Clarifier les règles

Le donneur d'ordres a pourtant essayé de clarifier les règles. Depuis janvier 2001, la direction des Chantiers, l'Union des industries de Loire-Atlantique et cinq unions locales des syndicats représentatifs se rencontrent au sein de l'Instance de dialogue social du site (IDDS). Celle-ci a, d'ailleurs, élaboré la charte de progrès social du site, en avril 2002 (lire aussi Entreprise & Carrières n° 663). Y sont mentionnés les devoirs du donneur d'ordres et de ses sous-traitants, en matière d'emploi, de formation professionnelle, de conditions de travail, de durée du travail...

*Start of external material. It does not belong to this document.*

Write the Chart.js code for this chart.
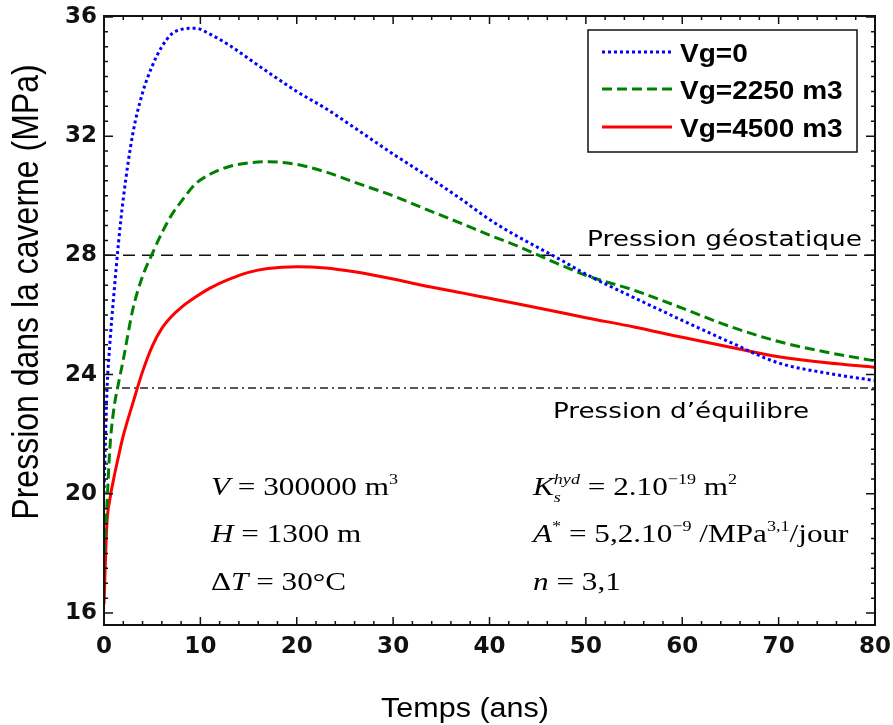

Ces précautions se sont révélées insuffisantes. « Malgré les problèmes rencontrés cette année, l'Instance de dialogue social ne s'est réunie que trois fois, regrette Marc Ménager. En outre, l'intersyndicale n'a pas bien fonctionné. »

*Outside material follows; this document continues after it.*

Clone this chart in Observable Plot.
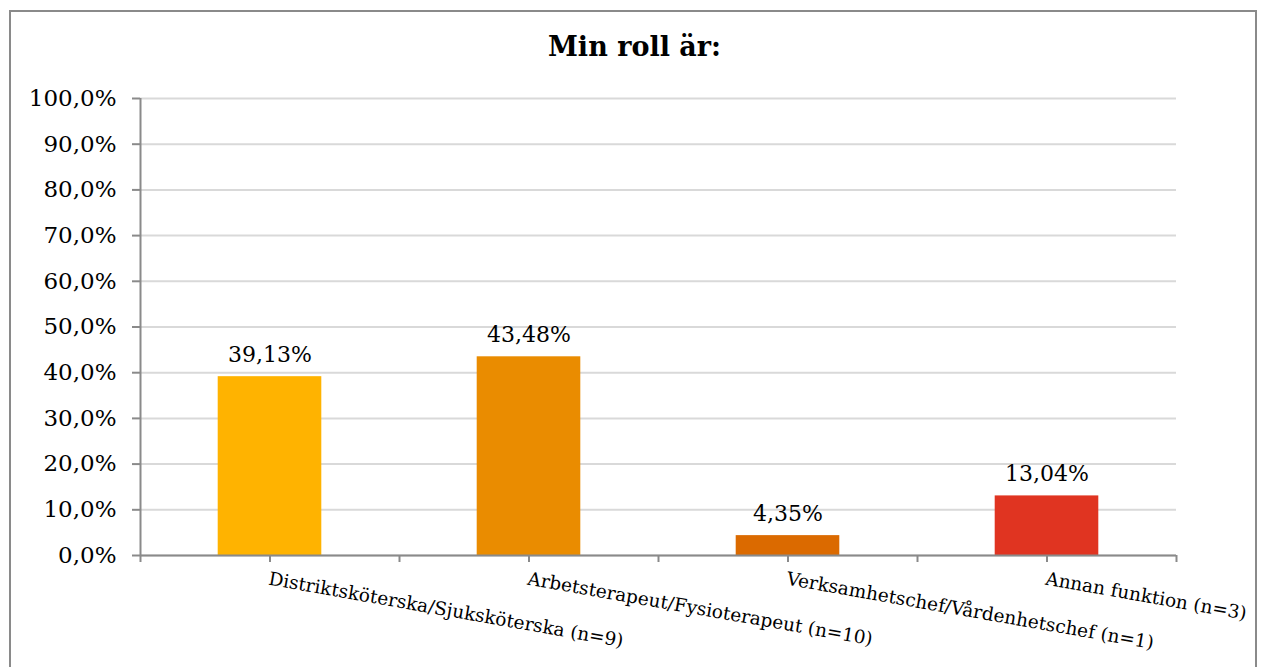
<!DOCTYPE html>
<html><head><meta charset="utf-8">
<script src="https://cdn.jsdelivr.net/npm/d3@7"></script>
<script src="https://cdn.jsdelivr.net/npm/@observablehq/plot@0.6"></script>
<style>
body{margin:0;background:#fff;}
#wrap{position:relative;width:1269px;height:667px;overflow:hidden;background:#fff;}
#border{position:absolute;left:9px;top:10px;width:1248px;height:700px;border:2px solid #8a8a8a;box-sizing:border-box;}
#title{position:absolute;left:0;width:1269px;top:31px;text-align:center;font:bold 27px "DejaVu Serif";color:#000;}
#chart svg{position:absolute;left:0;top:0;}
</style></head><body>
<div id="wrap"><div id="border"></div><div id="chart"></div><div id="title">Min roll är:</div></div>
<script>
const categories = [
  "Distriktsköterska/Sjuksköterska (n=9)",
  "Arbetsterapeut/Fysioterapeut (n=10)",
  "Verksamhetschef/Vårdenhetschef (n=1)",
  "Annan funktion (n=3)"
];
const values = [39.13, 43.48, 4.35, 13.04];
const valueLabels = ["39,13%", "43,48%", "4,35%", "13,04%"];
const colors = ["#FFB300", "#EA8C00", "#DB6A00", "#E03421"];
const yTicks = [0, 10, 20, 30, 40, 50, 60, 70, 80, 90, 100];

const data = categories.map((c, i) => ({i, category: c, value: values[i], label: valueLabels[i], color: colors[i]}));
const xTicks = d3.range(0, categories.length + 0.01, 0.5);
const gray = "#8a8a8a";

const chart = Plot.plot({
  width: 1269,
  height: 667,
  marginLeft: 140,
  marginRight: 93,
  marginTop: 98,
  marginBottom: 112,
  style: {fontFamily: "DejaVu Serif", color: "#000", background: "transparent"},
  x: {type: "linear", domain: [0, categories.length]},
  y: {domain: [0, 100]},
  marks: [
    Plot.gridY(yTicks, {stroke: "#d9d9d9", strokeOpacity: 1, strokeWidth: 2}),
    Plot.rectY(data, {x1: d => d.i + 0.3, x2: d => d.i + 0.7, y: "value", fill: d => d.color}),
    Plot.axisY({ticks: yTicks, tickSize: 8, tickPadding: 16, stroke: gray, strokeOpacity: 1, strokeWidth: 2,
      tickFormat: d => d.toFixed(1).replace(".", ",") + "%", fontSize: 23, label: null}),
    Plot.axisX({ticks: xTicks, tickSize: 7, stroke: gray, strokeOpacity: 1, strokeWidth: 2, tickFormat: () => "", label: null}),
    Plot.ruleY([0], {stroke: gray, strokeWidth: 2}),
    Plot.ruleX([0], {stroke: gray, strokeWidth: 2}),
    Plot.text(data, {x: d => d.i + 0.5, y: "value", text: "label", lineAnchor: "bottom", dy: -15, fontSize: 22, fill: "#000"}),
    Plot.text(data, {x: d => d.i + 0.5, y: () => 0, text: "category", rotate: 10, textAnchor: "start", lineAnchor: "top", dy: 16, fontSize: 18.5, fill: "#000"})
  ]
});
document.getElementById("chart").appendChild(chart);
</script>
</body></html>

Autre cause de tels dérapages, selon ce syndicaliste : des salariés étrangers mieux payés que dans leur pays d'origine, moins prompts à dénoncer leur situation sociale, n'ont agi que quand elle était devenue inacceptable. Les rémunérations conventionnelles pouvaient se transformer en Smic, pour manque d'ancienneté, expliquaient les dossiers fournis à la Direction départementale du travail (DDTE) et les heures supplémentaires, difficiles à contrôler, passer à la trappe.

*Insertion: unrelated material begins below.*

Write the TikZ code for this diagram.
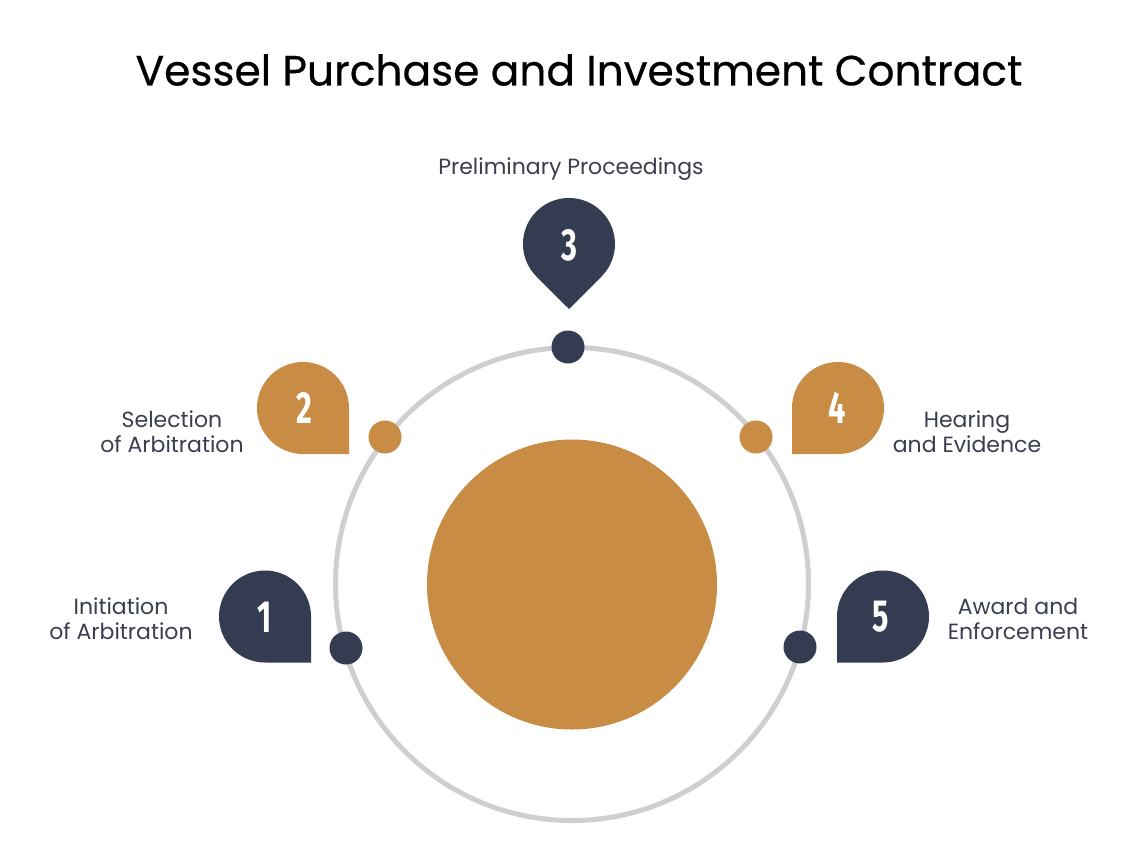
\documentclass[tikz,border=0pt]{standalone}
\usepackage{fontspec}
\setmainfont{Poppins}
\newfontfamily\titlefont[FakeBold=0.5]{Poppins}
\newfontfamily\numfont[FakeStretch=0.68]{Fira Sans}
\definecolor{navy}{HTML}{333C50}
\definecolor{gold}{HTML}{C98C45}
\definecolor{ringgray}{HTML}{CFCFCF}
\definecolor{txt}{HTML}{3A3F50}
\tikzset{
  lbl/.style={text=txt, align=center, font=\fontsize{22}{25}\selectfont, inner sep=0pt},
  num/.style={text=white, font=\numfont\bfseries\fontsize{45}{45}\selectfont, inner sep=0pt},
  dotn/.style={circle, minimum size=33pt, inner sep=0pt},
}
\begin{document}
\begin{tikzpicture}[x=1pt,y=-1pt]
\useasboundingbox[fill=white] (0,0) rectangle (1145,851);
% title
\node[font=\titlefont\fontsize{42.3}{45}\selectfont, text=black, inner sep=0pt] (title) at (579,70) {Vessel Purchase and Investment Contract};
% ring and central disc
\draw[ringgray, line width=5pt] (572,584) circle (236.5);
\fill[gold] (572,584.5) circle (145);
% dots on the ring
\node[dotn, fill=navy] (d3) at (568,347) {};
\node[dotn, fill=gold] (d2) at (385,437) {};
\node[dotn, fill=gold] (d4) at (756,437) {};
\node[dotn, fill=navy] (d1) at (346,648) {};
\node[dotn, fill=navy] (d5) at (800,647) {};
% badge 3 (teardrop pointing down)
\fill[navy] (569,309) -- (601.5,276.5) arc[start angle=45, end angle=-225, radius=46] -- cycle;
% badge 2 (sharp bottom-right)
\fill[gold] (349,454) -- (349,408) arc[start angle=0, end angle=-180, radius=46] arc[start angle=180, end angle=90, radius=46] -- cycle;
% badge 1 (sharp bottom-right)
\fill[navy] (311,662.5) -- (311,616.5) arc[start angle=0, end angle=-180, radius=46] arc[start angle=180, end angle=90, radius=46] -- cycle;
% badge 4 (sharp bottom-left)
\fill[gold] (792,454) -- (792,408) arc[start angle=180, end angle=360, radius=46] arc[start angle=0, end angle=90, radius=46] -- cycle;
% badge 5 (sharp bottom-left)
\fill[navy] (837,662.5) -- (837,616.5) arc[start angle=180, end angle=360, radius=46] arc[start angle=0, end angle=90, radius=46] -- cycle;
% numbers
\node[num] (n3) at (569,245) {3};
\node[num] (n2) at (304,408) {2};
\node[num] (n1) at (265,617) {1};
\node[num] (n4) at (837,408) {4};
\node[num] (n5) at (881,617) {5};
% labels
\node[lbl] (l3) at (571,169) {Preliminary Proceedings};
\node[lbl] (l2) at (172,432) {Selection\\of Arbitration};
\node[lbl] (l1) at (121,619) {Initiation\\of Arbitration};
\node[lbl] (l4) at (967,432) {Hearing\\and Evidence};
\node[lbl] (l5) at (1018,619) {Award and\\Enforcement};
\end{tikzpicture}
\end{document}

« Aujourd'hui, nous rentrons dans un processus d'engagements signés, commente Philippe Bouquet-Nadaud. Une cinquantaine d'entreprises sont déjà signataires de la charte sociale. »

Renforcer les contrôles

De son côté, la DDTE, confrontée à l'afflux des entreprises de sous-traitance, a renforcé son équipe dédiée à la main-d'oeuvre étrangère, qui délivre les autorisations temporaires de travail. Marc Ameil, le directeur adjoint du travail, explique que « si les Chantiers doivent continuer ces activités, on renforcera le contrôle des contrats de travail et on veillera à ce qu'ils ne datent pas de deux mois avant l'arrivée en France ».

Ensuite, il y aura sans doute un dilemme à trancher. Le maintien à Saint-Nazaire d'une activité concurrencée au plan mondial, envisageable seulement avec une baisse continue des coûts de production, peut-il se faire de façon responsable, c'est-à-dire sans risque social ? A l'inverse, ne pas conserver la construction maritime en France pourrait-il se faire sans casse sociale ?

CHANTIERS DE L'ATLANTIQUE

> Effectifs : 4 750 salariés (au 31 mars 2001), et 8 000 salariés chez les "coréalisateurs".

> Chiffre d'affaires : 1 842 millions d'euros.